> Goal of the exercise
The lines from the top of the material through the line with "yscale = alt.Scale(domain=[0, 2], nice=False)" are to be set down exactly. Leave the pictures out.

> Collected data
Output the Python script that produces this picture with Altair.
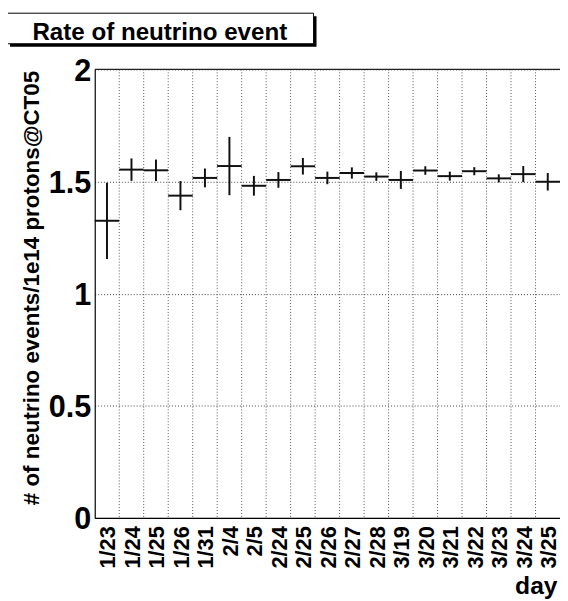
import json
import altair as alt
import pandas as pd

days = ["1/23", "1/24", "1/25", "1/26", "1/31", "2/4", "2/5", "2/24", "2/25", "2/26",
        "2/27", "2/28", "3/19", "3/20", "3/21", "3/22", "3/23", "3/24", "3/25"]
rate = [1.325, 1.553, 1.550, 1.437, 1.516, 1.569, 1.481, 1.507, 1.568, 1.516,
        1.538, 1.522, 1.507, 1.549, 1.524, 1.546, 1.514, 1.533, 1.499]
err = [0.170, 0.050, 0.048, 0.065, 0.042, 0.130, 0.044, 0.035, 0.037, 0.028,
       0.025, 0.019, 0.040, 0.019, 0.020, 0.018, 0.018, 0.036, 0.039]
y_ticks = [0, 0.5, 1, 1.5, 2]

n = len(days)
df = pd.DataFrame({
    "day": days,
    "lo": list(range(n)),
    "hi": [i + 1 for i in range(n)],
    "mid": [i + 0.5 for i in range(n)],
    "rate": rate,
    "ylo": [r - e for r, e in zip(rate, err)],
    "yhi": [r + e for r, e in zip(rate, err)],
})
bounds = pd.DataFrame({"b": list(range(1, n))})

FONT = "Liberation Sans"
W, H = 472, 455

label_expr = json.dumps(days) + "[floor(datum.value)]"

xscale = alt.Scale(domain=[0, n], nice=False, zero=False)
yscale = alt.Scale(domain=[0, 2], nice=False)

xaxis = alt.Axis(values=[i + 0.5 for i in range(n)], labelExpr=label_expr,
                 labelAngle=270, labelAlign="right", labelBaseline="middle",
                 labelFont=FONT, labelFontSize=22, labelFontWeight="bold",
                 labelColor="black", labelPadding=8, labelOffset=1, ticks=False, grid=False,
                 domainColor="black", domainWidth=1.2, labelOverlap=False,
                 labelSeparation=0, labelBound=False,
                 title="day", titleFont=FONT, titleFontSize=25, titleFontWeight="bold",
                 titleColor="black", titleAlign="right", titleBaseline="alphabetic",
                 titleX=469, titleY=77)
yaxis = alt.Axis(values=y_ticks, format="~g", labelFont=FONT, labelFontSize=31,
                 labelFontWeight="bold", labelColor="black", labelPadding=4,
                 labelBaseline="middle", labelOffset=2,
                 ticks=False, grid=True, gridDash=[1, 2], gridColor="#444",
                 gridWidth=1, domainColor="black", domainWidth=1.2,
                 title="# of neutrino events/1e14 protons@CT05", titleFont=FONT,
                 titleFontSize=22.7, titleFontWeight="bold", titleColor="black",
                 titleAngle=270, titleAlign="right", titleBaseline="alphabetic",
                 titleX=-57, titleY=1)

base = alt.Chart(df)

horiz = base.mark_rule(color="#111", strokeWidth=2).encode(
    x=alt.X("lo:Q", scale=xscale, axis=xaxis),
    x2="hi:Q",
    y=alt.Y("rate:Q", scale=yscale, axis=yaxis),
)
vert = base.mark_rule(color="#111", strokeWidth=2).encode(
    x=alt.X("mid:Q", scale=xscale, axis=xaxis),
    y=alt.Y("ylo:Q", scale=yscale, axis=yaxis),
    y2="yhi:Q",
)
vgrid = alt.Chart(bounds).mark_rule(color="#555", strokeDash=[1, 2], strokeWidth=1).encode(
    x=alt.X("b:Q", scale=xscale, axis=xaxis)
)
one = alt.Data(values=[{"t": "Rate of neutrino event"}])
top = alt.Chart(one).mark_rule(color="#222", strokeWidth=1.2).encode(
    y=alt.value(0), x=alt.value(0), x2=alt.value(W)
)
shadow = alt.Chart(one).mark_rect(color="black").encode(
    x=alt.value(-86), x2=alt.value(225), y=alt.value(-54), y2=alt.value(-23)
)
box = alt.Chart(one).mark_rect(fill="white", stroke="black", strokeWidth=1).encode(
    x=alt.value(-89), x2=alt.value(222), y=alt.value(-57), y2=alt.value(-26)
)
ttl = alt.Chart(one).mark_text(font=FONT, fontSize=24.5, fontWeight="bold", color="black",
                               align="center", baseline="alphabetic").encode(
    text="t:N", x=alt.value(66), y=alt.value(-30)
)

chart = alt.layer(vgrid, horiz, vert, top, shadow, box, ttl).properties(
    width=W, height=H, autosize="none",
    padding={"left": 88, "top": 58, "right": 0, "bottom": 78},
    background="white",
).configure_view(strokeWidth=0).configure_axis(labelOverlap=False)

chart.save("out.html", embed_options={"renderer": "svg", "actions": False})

> Final answer
Output the Python script that produces this picture with Altair.
import json
import altair as alt
import pandas as pd

days = ["1/23", "1/24", "1/25", "1/26", "1/31", "2/4", "2/5", "2/24", "2/25", "2/26",
        "2/27", "2/28", "3/19", "3/20", "3/21", "3/22", "3/23", "3/24", "3/25"]
rate = [1.325, 1.553, 1.550, 1.437, 1.516, 1.569, 1.481, 1.507, 1.568, 1.516,
        1.538, 1.522, 1.507, 1.549, 1.524, 1.546, 1.514, 1.533, 1.499]
err = [0.170, 0.050, 0.048, 0.065, 0.042, 0.130, 0.044, 0.035, 0.037, 0.028,
       0.025, 0.019, 0.040, 0.019, 0.020, 0.018, 0.018, 0.036, 0.039]
y_ticks = [0, 0.5, 1, 1.5, 2]

n = len(days)
df = pd.DataFrame({
    "day": days,
    "lo": list(range(n)),
    "hi": [i + 1 for i in range(n)],
    "mid": [i + 0.5 for i in range(n)],
    "rate": rate,
    "ylo": [r - e for r, e in zip(rate, err)],
    "yhi": [r + e for r, e in zip(rate, err)],
})
bounds = pd.DataFrame({"b": list(range(1, n))})

FONT = "Liberation Sans"
W, H = 472, 455

label_expr = json.dumps(days) + "[floor(datum.value)]"

xscale = alt.Scale(domain=[0, n], nice=False, zero=False)
yscale = alt.Scale(domain=[0, 2], nice=False)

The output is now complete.